In the unconventional play, Schreck recalled how she earned money for college by giving speeches on the Constitution in debate competitions. She told the audience that she would play her “psychotically polite” teenage self and attempt to re-create that speech from memory. Later on in the show, Schreck became her present-day self and confronted how the Constitution does not inherently aim to protect women at any age.
To maintain the memoir-like framing of the piece — a key component of its acclaim from critics and audiences alike — Dizzia will play Heidi Schreck first as an optimistic 15-year-old and then as a disillusioned 47-year-old. Dizzia also will find a moment to pause the play, address the audience directly as herself, and share her own powerful story related to constitutional rights.
“I think there’s a great opportunity here in that someone can, at some point in the show, say, ‘I have my own experience with this as well,’” director Oliver Butler told The Times in June. “I hope it’s an additional layer of meta-theater in a piece about becoming one’s true self. If it’s true that other people doing the role is both moving for that person and other people seeing it, and that it doesn’t hinge solely on Schreck telling her story herself, that’s just great added value for the play.”
Dizzia — a Tony nominee for her featured performance in the 2009 play “In the Next Room (or The Vibrator Play)” and an actress whose credits include “Orange Is the New Black,” “13 Reasons Why” and “Emergence” — is working with Schreck to create that unique monologue, one that allows the actress to share a truth with the audience and transition back into the role of Heidi.
“One of the thrilling things about the play is that any woman playing this part in the future is going to have stories about how their lives have been shaped and circumscribed by this document,” Schreck said. “We have a couple workshops where we’re gonna explore that, where I just spend time listening to what she wants to share with me, and finding what is the story that’s gonna feel most powerful in this piece, what will allow Maria to become Maria.”
Dizzia will be joined for the Los Angeles and Chicago engagements by original Broadway cast members Mike Iveson and Rosdely Ciprian. A casting director has begun the monthlong process of finding a local debater who identifies as a young person of color. Dizzia goes head-to-head with one of the teens in the play’s third-act debate about whether the country should keep the Constitution or replace it.

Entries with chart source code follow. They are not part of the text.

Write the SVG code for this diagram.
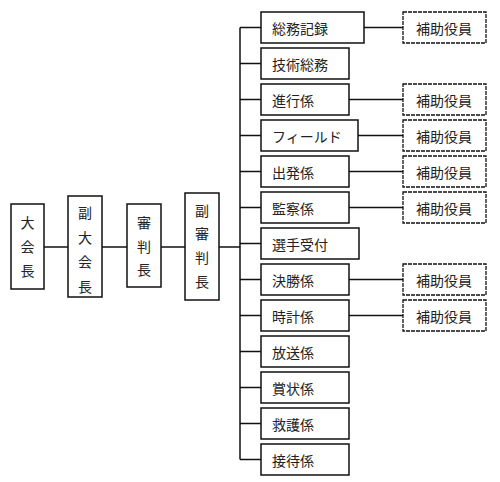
<svg xmlns="http://www.w3.org/2000/svg" width="500" height="482" viewBox="0 0 500 482">
<style>
rect.n{fill:#fff;stroke:#111;stroke-width:1.5}
rect.a{fill:#fff;stroke:#111;stroke-width:1.3;stroke-dasharray:4 1}
text{font-family:"Noto Sans CJK JP","Noto Sans CJK SC",sans-serif;font-size:14px;fill:#222;dominant-baseline:central}
text.c{text-anchor:middle}
.l{stroke:#111;stroke-width:1.5;fill:none}
</style>
<g id="connectors">
<path class="l" d="M44 247H68M102 247H127M161 247H185M219 247H240M240 27.5V459.5"/>
<path class="l" d="M240 27.5H261M240 63.5H261M240 99.5H261M240 135.5H261M240 171.5H261M240 207.5H261M240 243.5H261M240 279.5H261M240 315.5H261M240 351.5H261M240 387.5H261M240 423.5H261M240 459.5H261"/>
<path class="l" d="M364 27.5H403M349 99.5H403M358 135.5H403M349 171.5H403M349 207.5H403M349 279.5H403M349 315.5H403"/>
</g>
<g id="n-daikaicho"><rect class="n" x="11" y="204" width="33" height="85"/>
<text class="c" x="27.5" y="222">大</text><text class="c" x="27.5" y="246">会</text><text class="c" x="27.5" y="270">長</text></g>
<g id="n-fukudaikaicho"><rect class="n" x="68" y="196" width="34" height="101"/>
<text class="c" x="85" y="212">副</text><text class="c" x="85" y="237">大</text><text class="c" x="85" y="261">会</text><text class="c" x="85" y="286">長</text></g>
<g id="n-shinpancho"><rect class="n" x="127" y="204" width="34" height="83"/>
<text class="c" x="144" y="222">審</text><text class="c" x="144" y="246">判</text><text class="c" x="144" y="269">長</text></g>
<g id="n-fukushinpancho"><rect class="n" x="185" y="193" width="34" height="107"/>
<text class="c" x="202" y="210">副</text><text class="c" x="202" y="233">審</text><text class="c" x="202" y="257">判</text><text class="c" x="202" y="281">長</text></g>
<g id="n-somukiroku"><rect class="n" x="261" y="12" width="103" height="31"/><text x="272" y="27.5">総務記録</text></g>
<g id="n-gijutsusomu"><rect class="n" x="261" y="48" width="88" height="31"/><text x="272" y="63.5">技術総務</text></g>
<g id="n-shinko"><rect class="n" x="261" y="84" width="88" height="31"/><text x="272" y="99.5">進行係</text></g>
<g id="n-field"><rect class="n" x="261" y="120" width="97" height="31"/><text x="272" y="135.5">フィールド</text></g>
<g id="n-shuppatsu"><rect class="n" x="261" y="156" width="88" height="31"/><text x="272" y="171.5">出発係</text></g>
<g id="n-kansatsu"><rect class="n" x="261" y="192" width="88" height="31"/><text x="272" y="207.5">監察係</text></g>
<g id="n-senshuuketsuke"><rect class="n" x="261" y="228" width="98" height="31"/><text x="272" y="243.5">選手受付</text></g>
<g id="n-kessho"><rect class="n" x="261" y="264" width="88" height="31"/><text x="272" y="279.5">決勝係</text></g>
<g id="n-tokei"><rect class="n" x="261" y="300" width="88" height="31"/><text x="272" y="315.5">時計係</text></g>
<g id="n-hoso"><rect class="n" x="261" y="336" width="88" height="31"/><text x="272" y="351.5">放送係</text></g>
<g id="n-shojo"><rect class="n" x="261" y="372" width="88" height="31"/><text x="272" y="387.5">賞状係</text></g>
<g id="n-kyugo"><rect class="n" x="261" y="408" width="88" height="31"/><text x="272" y="423.5">救護係</text></g>
<g id="n-settai"><rect class="n" x="261" y="444" width="88" height="31"/><text x="272" y="459.5">接待係</text></g>
<g id="a-0"><rect class="a" x="403" y="12" width="83" height="31"/><text class="c" x="444" y="27.5">補助役員</text></g>
<g id="a-2"><rect class="a" x="403" y="84" width="83" height="31"/><text class="c" x="444" y="99.5">補助役員</text></g>
<g id="a-3"><rect class="a" x="403" y="120" width="83" height="31"/><text class="c" x="444" y="135.5">補助役員</text></g>
<g id="a-4"><rect class="a" x="403" y="156" width="83" height="31"/><text class="c" x="444" y="171.5">補助役員</text></g>
<g id="a-5"><rect class="a" x="403" y="192" width="83" height="31"/><text class="c" x="444" y="207.5">補助役員</text></g>
<g id="a-7"><rect class="a" x="403" y="264" width="83" height="31"/><text class="c" x="444" y="279.5">補助役員</text></g>
<g id="a-8"><rect class="a" x="403" y="300" width="83" height="31"/><text class="c" x="444" y="315.5">補助役員</text></g>
</svg>
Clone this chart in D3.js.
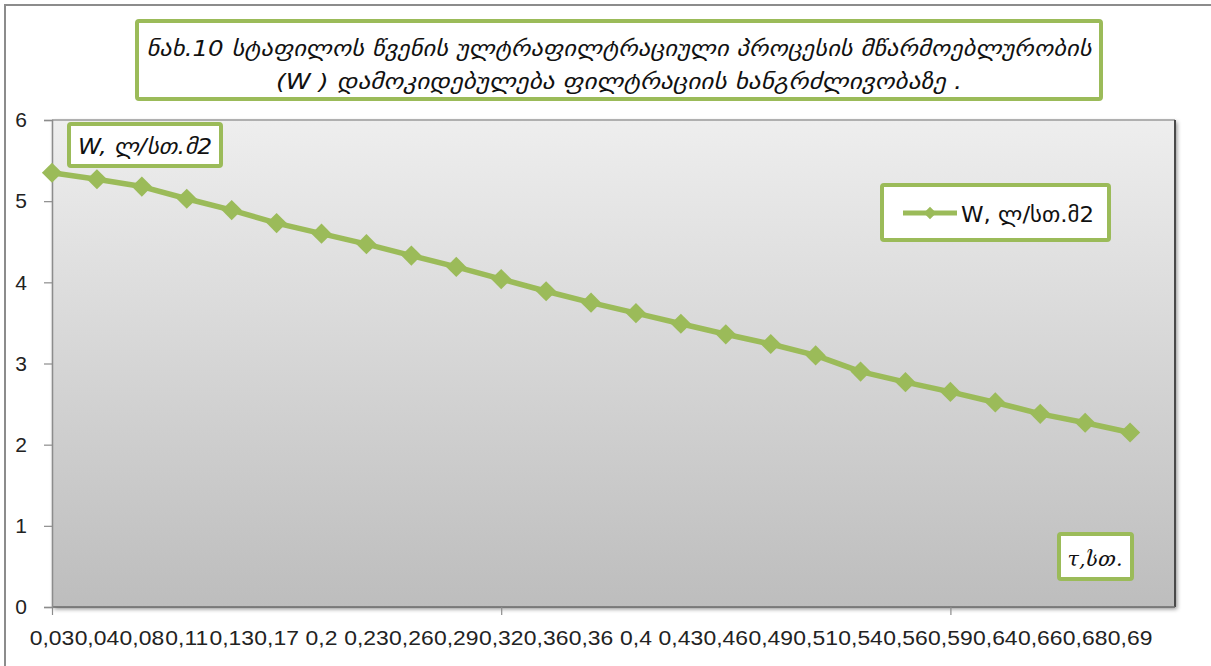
<!DOCTYPE html>
<html>
<head>
<meta charset="utf-8">
<script src="https://cdn.jsdelivr.net/npm/d3@7/dist/d3.min.js"></script>
<style>
  html, body { margin: 0; padding: 0; background: #fff; }
  svg { display: block; }
</style>
</head>
<body>
<svg id="chart" width="1211" height="666"></svg>
<script>
// ---- data ----
const categories = ["0,03","0,04","0,08","0,11","0,13","0,17","0,2","0,23","0,26","0,29","0,32","0,36","0,36","0,4","0,43","0,46","0,49","0,51","0,54","0,56","0,59","0,64","0,66","0,68","0,69"];
const values = [5.35,5.27,5.18,5.03,4.89,4.73,4.60,4.47,4.33,4.19,4.04,3.89,3.75,3.62,3.49,3.36,3.24,3.10,2.90,2.77,2.65,2.52,2.38,2.27,2.15];
const yTicks = [0,1,2,3,4,5,6];
const xTickMarks = [0,10,20];
const titleLines = ["ნახ.10 სტაფილოს წვენის ულტრაფილტრაციული პროცესის მწარმოებლურობის", "(W ) დამოკიდებულება ფილტრაციის ხანგრძლივობაზე ."];
const seriesName = "W, ლ/სთ.მ2";
const yAxisTitle = "W, ლ/სთ.მ2";
const xAxisTitle = "τ,სთ.";

// ---- setup ----
const GREEN = "#9BBB59";
const svg = d3.select("#chart");
const plot = {left: 52, right: 1175, top: 120, bottom: 607};

const defs = svg.append("defs");
const grad = defs.append("linearGradient").attr("id","bg").attr("x1",0).attr("y1",0).attr("x2",0).attr("y2",1);
grad.append("stop").attr("offset","0%").attr("stop-color","#eeeeee");
grad.append("stop").attr("offset","100%").attr("stop-color","#bdbdbd");
const shadow = defs.append("filter").attr("id","shadow").attr("x","-5%").attr("y","-5%").attr("width","110%").attr("height","115%");
shadow.append("feDropShadow").attr("dx",2).attr("dy",2).attr("stdDeviation",2).attr("flood-color","#000").attr("flood-opacity",0.45);

// outer chart border (only top-left visible)
svg.append("rect").attr("x",5).attr("y",5).attr("width",1300).attr("height",800)
  .attr("fill","none").attr("stroke","#8c8c8c").attr("stroke-width",2);

const x = d3.scaleLinear().domain([0, categories.length]).range([plot.left, plot.right]);
const y = d3.scaleLinear().domain([0, 6]).range([plot.bottom, plot.top]);

// plot area
svg.append("rect").attr("x",plot.left).attr("y",plot.top)
  .attr("width",plot.right-plot.left).attr("height",plot.bottom-plot.top)
  .attr("fill","url(#bg)").attr("filter","url(#shadow)");
svg.append("line").attr("x1",plot.left).attr("x2",plot.right).attr("y1",plot.top).attr("y2",plot.top)
  .attr("stroke","#9a9a9a").attr("stroke-width",1.5);
svg.append("line").attr("x1",plot.right).attr("x2",plot.right).attr("y1",plot.top).attr("y2",plot.bottom)
  .attr("stroke","#4a4a4a").attr("stroke-width",2);
svg.append("line").attr("x1",plot.left).attr("x2",plot.right).attr("y1",plot.bottom).attr("y2",plot.bottom)
  .attr("stroke","#6a6a6a").attr("stroke-width",1.5);

// y axis
const yAxis = d3.axisLeft(y).tickValues(yTicks).tickSize(8).tickPadding(17).tickFormat(d => d);
const gy = svg.append("g").attr("transform",`translate(${plot.left},0)`).call(yAxis);
gy.select(".domain").attr("stroke","#8c8c8c").attr("stroke-width",1.5);
gy.selectAll(".tick line").attr("stroke","#8c8c8c").attr("stroke-width",1.2);
gy.selectAll(".tick text").attr("font-family","'Liberation Sans', Arial, sans-serif")
  .attr("font-size",21).attr("fill","#222");

// x axis (tick marks only)
const xAxis = d3.axisBottom(x).tickValues(xTickMarks).tickSize(8).tickFormat("");
const gx = svg.append("g").attr("transform",`translate(0,${plot.bottom})`).call(xAxis);
gx.select(".domain").remove();
gx.selectAll(".tick line").attr("stroke","#8c8c8c").attr("stroke-width",1.2);

// category labels
const labelG = svg.append("g");
const labels = labelG.selectAll("text").data(categories).join("text")
  .attr("font-family","'Liberation Sans', Arial, sans-serif")
  .attr("font-size",21).attr("fill","#222").attr("text-anchor","middle")
  .text(d => d);
const refW = labels.filter(d => d.length === 4).node().getComputedTextLength();
const sx = 44.6 / refW;
labels.attr("transform",(d,i) => `translate(${x(i)},645) scale(${sx},1)`);

// line
const line = d3.line().x((d,i) => x(i)).y(d => y(d));
svg.append("path").datum(values).attr("d",line)
  .attr("fill","none").attr("stroke",GREEN).attr("stroke-width",5.5).attr("stroke-linejoin","round");
const diamond = d3.symbol().type(d3.symbolDiamond2).size(260);
svg.append("g").selectAll("path").data(values).join("path")
  .attr("d",diamond).attr("fill",GREEN)
  .attr("transform",(d,i) => `translate(${x(i)},${y(d)})`);

// boxed text helper
function box(x0,y0,w,h){
  svg.append("rect").attr("x",x0).attr("y",y0).attr("width",w).attr("height",h)
    .attr("rx",2).attr("fill","#fff").attr("stroke",GREEN).attr("stroke-width",4);
}

// title
box(137,21,964,78);
svg.append("text").attr("x",619).attr("y",56).attr("text-anchor","middle")
  .attr("font-family","'DejaVu Sans', sans-serif").attr("font-style","italic").attr("font-size",22)
  .attr("textLength",945).attr("lengthAdjust","spacingAndGlyphs").attr("fill","#111").text(titleLines[0]);
svg.append("text").attr("x",619).attr("y",89).attr("text-anchor","middle")
  .attr("font-family","'DejaVu Sans', sans-serif").attr("font-style","italic").attr("font-size",22)
  .attr("textLength",686).attr("lengthAdjust","spacingAndGlyphs").attr("fill","#111").text(titleLines[1]);

// y axis title
box(69,124,152,42);
svg.append("text").attr("x",145).attr("y",154).attr("text-anchor","middle")
  .attr("font-family","'DejaVu Sans', sans-serif").attr("font-style","italic").attr("font-size",21)
  .attr("textLength",134).attr("lengthAdjust","spacingAndGlyphs").attr("fill","#111").text(yAxisTitle);

// x axis title
box(1059,534,73,45);
svg.append("text").attr("x",1095).attr("y",566).attr("text-anchor","middle")
  .attr("font-family","'DejaVu Serif', serif").attr("font-style","italic").attr("font-size",21)
  .attr("textLength",55).attr("lengthAdjust","spacingAndGlyphs").attr("fill","#111").text(xAxisTitle);

// legend
box(882,185,227,55);
svg.append("line").attr("x1",903).attr("x2",957).attr("y1",213).attr("y2",213)
  .attr("stroke",GREEN).attr("stroke-width",5);
svg.append("path").attr("d",d3.symbol().type(d3.symbolDiamond2).size(100)).attr("fill",GREEN)
  .attr("transform","translate(930,213)");
svg.append("text").attr("x",961).attr("y",222)
  .attr("font-family","'DejaVu Sans', sans-serif").attr("font-size",21)
  .attr("textLength",133).attr("lengthAdjust","spacingAndGlyphs").attr("fill","#111").text(seriesName);
</script>
</body>
</html>
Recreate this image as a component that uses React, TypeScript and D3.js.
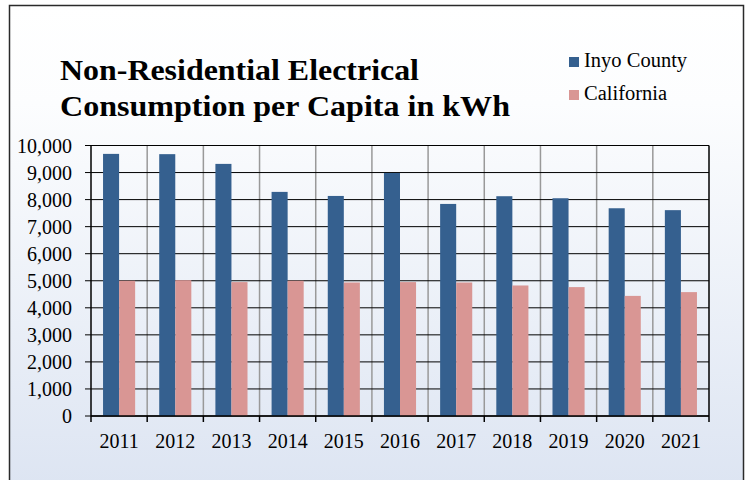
import React from "react";
import { scaleBand, scaleLinear, format } from "d3";

const years = ["2011", "2012", "2013", "2014", "2015", "2016", "2017", "2018", "2019", "2020", "2021"];
const inyo = [9690, 9680, 9320, 8285, 8135, 8985, 7840, 8125, 8050, 7680, 7610];
const california = [5000, 5020, 4950, 5000, 4935, 4950, 4935, 4825, 4765, 4440, 4580];
const seriesNames = ["Inyo County", "California"];
const colors = ["#35608f", "#d99694"];
const yTicks = [0, 1000, 2000, 3000, 4000, 5000, 6000, 7000, 8000, 9000, 10000];
const titleLines = ["Non-Residential Electrical", "Consumption per Capita in kWh"];

const width = 749;
const height = 480;
const margin = { top: 145.5, right: 40, bottom: 64, left: 91 };
const font = '"Liberation Serif", "Times New Roman", serif';

const App = () => {
  const innerWidth = width - margin.left - margin.right;
  const innerHeight = height - margin.top - margin.bottom;

  const xScale = scaleBand().domain(years).range([0, innerWidth]).padding(0);
  const xInner = scaleBand()
    .domain(seriesNames)
    .range([0, xScale.bandwidth()])
    .paddingInner(0)
    .paddingOuter(0.75);
  const yScale = scaleLinear().domain([0, 10000]).range([innerHeight, 0]);
  const fmt = format(",");

  const series = [inyo, california];

  return (
    <svg width={width} height={height} style={{ position: "absolute", left: 0, top: 0, fontFamily: font }}>
      <defs>
        <linearGradient id="bg" x1="0" y1="0" x2="0" y2="1">
          <stop offset="0" stopColor="#ffffff" />
          <stop offset="0.2" stopColor="#fcfdfe" />
          <stop offset="1" stopColor="#dce4f2" />
        </linearGradient>
      </defs>
      <rect x={0} y={0} width={width} height={height} fill="#ffffff" />
      <rect x={9.5} y={5.5} width={734} height={490} fill="url(#bg)" stroke="#2a2a2a" strokeWidth={1.5} />

      {/* title - reference glyphs are a bit wider than Times */}
      <text x={60} y={80} fontSize={29} fontWeight="bold" fill="#000" textLength={359} lengthAdjust="spacingAndGlyphs">
        {titleLines[0]}
      </text>
      <text x={60} y={116} fontSize={29} fontWeight="bold" fill="#000" textLength={450} lengthAdjust="spacingAndGlyphs">
        {titleLines[1]}
      </text>

      {/* legend */}
      {seriesNames.map((name, i) => (
        <g key={name} transform={`translate(569, ${57 + i * 33})`}>
          <rect x={0} y={0} width={10} height={10} fill={colors[i]} />
          <text x={15} y={10} fontSize={20.5} fill="#000">{name}</text>
        </g>
      ))}

      <g transform={`translate(${margin.left}, ${margin.top})`}>
        {/* vertical grid */}
        {years.map((y, i) =>
          i > 0 ? (
            <line key={y} x1={xScale(y)} x2={xScale(y)} y1={0} y2={innerHeight} stroke="#999" strokeWidth={1.5} />
          ) : null
        )}
        {/* horizontal grid */}
        {yTicks.map(t => (
          <line key={t} x1={-6} x2={innerWidth} y1={yScale(t)} y2={yScale(t)} stroke="#000" strokeWidth={1} />
        ))}

        {/* bars */}
        {series.map((vals, si) =>
          vals.map((v, i) => (
            <rect
              key={`${si}-${i}`}
              x={(xScale(years[i]) ?? 0) + (xInner(seriesNames[si]) ?? 0)}
              y={yScale(v)}
              width={xInner.bandwidth()}
              height={innerHeight - yScale(v)}
              fill={colors[si]}
            />
          ))
        )}

        {/* axes */}
        <line x1={0} x2={0} y1={0} y2={innerHeight} stroke="#000" strokeWidth={1.5} />
        <line x1={innerWidth} x2={innerWidth} y1={0} y2={innerHeight} stroke="#000" strokeWidth={1.5} />
        <line x1={0} x2={innerWidth} y1={innerHeight} y2={innerHeight} stroke="#000" strokeWidth={1.5} />
        {years.concat(["end"]).map((y, i) => {
          const x = i < years.length ? xScale(y) ?? 0 : innerWidth;
          return <line key={`t${i}`} x1={x} x2={x} y1={innerHeight} y2={innerHeight + 6} stroke="#000" strokeWidth={1.5} />;
        })}

        {yTicks.map(t => (
          <text key={`l${t}`} x={-19} y={yScale(t)} dy="0.35em" textAnchor="end" fontSize={20} fill="#000">
            {fmt(t)}
          </text>
        ))}
        {years.map(y => (
          <text
            key={`x${y}`}
            x={(xScale(y) ?? 0) + xScale.bandwidth() / 2}
            y={innerHeight + 32}
            textAnchor="middle"
            fontSize={20}
            fill="#000"
          >
            {y}
          </text>
        ))}
      </g>
    </svg>
  );
};

export default App;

This is the part of the play that intimidates Dizzia most. Although she has some debate experience — she was on her high school’s debate team and Model United Nations team — she admitted that she struggled with it at the time.
“It was a nut I really didn’t crack because I was a very emotional debater,” she told The Times. “I went to an all-girls school, and when I was debating someone from an all-boys school about abortion, I was so overwhelmed that I started crying. Our teacher had to remove me from the debate and replace me with someone else, and gave me a look as if to say, ‘This is not how hearts and minds are won.’
“One of the things I love about the play is how it speaks to an audience who may not be on their side, and how it lays out the experience of women in a way that allows people to understand an experience they may not have had themselves. That’s something I’ve always struggled with as a person and that’s one of the things I’m excited to learn through this play.”
The actors need to keep up with political developments for the debate’s cross-section — a demand that was quite taxing for Schreck.
“Sometimes if I spent too much time on the news, particularly when all the abortion laws were happening with Georgia and Ohio, I would actually arrive at the theater so angry that I found it difficult to do the first part of the play, to be that 15-year-old who is full of hope,” she said. “But I felt like it was important to always know what’s going on because the audience is carrying that in with them.”
Schreck is still open to performing “Constitution” for small-town audiences later in the tour, but she is using her downtime from the stage primarily to resume writing projects, including an adaptation of Patricia Lockwood’s book “Priestdaddy” for Amazon.
And after performing “Constitution” for two years, she’s finally going on vacation: to Italy for a few weeks with her husband.